DEAR ABBY: Our family had a very unpleasant experience last Fourth of July. In the early afternoon, my 20-year-old daughter was gardening in the front yard of her home near the university she attends when she was struck by a bullet.
Not realizing the nature of her injury, my daughter thought she had broken a bone or pulled something in her leg. In the hospital emergency room, the admitting nurse recognized the wound for what it was and called the police. The bullet had entered the back of her leg above the knee, traveled down, and lodged between the bones above her ankle. The doctors decided to leave the bullet where it is.
According to the police, the gun could have been discharged blocks away, and it was probably fired by someone celebrating the holiday. Don't people realize that bullets come down with almost as much force as they go up? Here in Portland, it is against the law to discharge a firearm within city limits.
My precious daughter could have been hit in the head or chest with far more serious consequences.
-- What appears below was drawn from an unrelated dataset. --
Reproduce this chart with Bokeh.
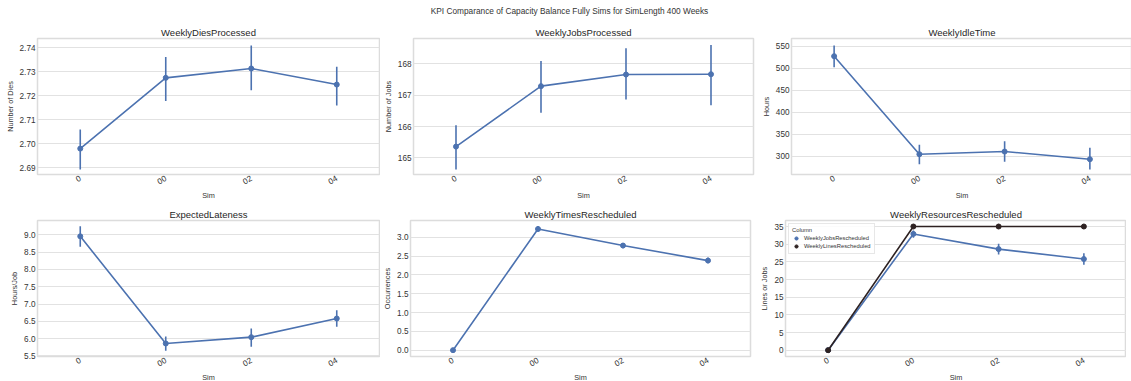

Abby, please remind your readers about the dangers of discharging firearms into the air. Those bullets have to fall somewhere. -- RICHARD DANIELS, PORTLAND, ORE.
DEAR RICHARD: Your daughter was lucky not to have been killed. Although I have warned readers in the past about firing weapons into the air, I have not had such a graphic example of what can result!
Readers, please celebrate safely this Fourth of July. And if you see someone behaving irresponsibly with a weapon, please report it to the police immediately. You could save a life.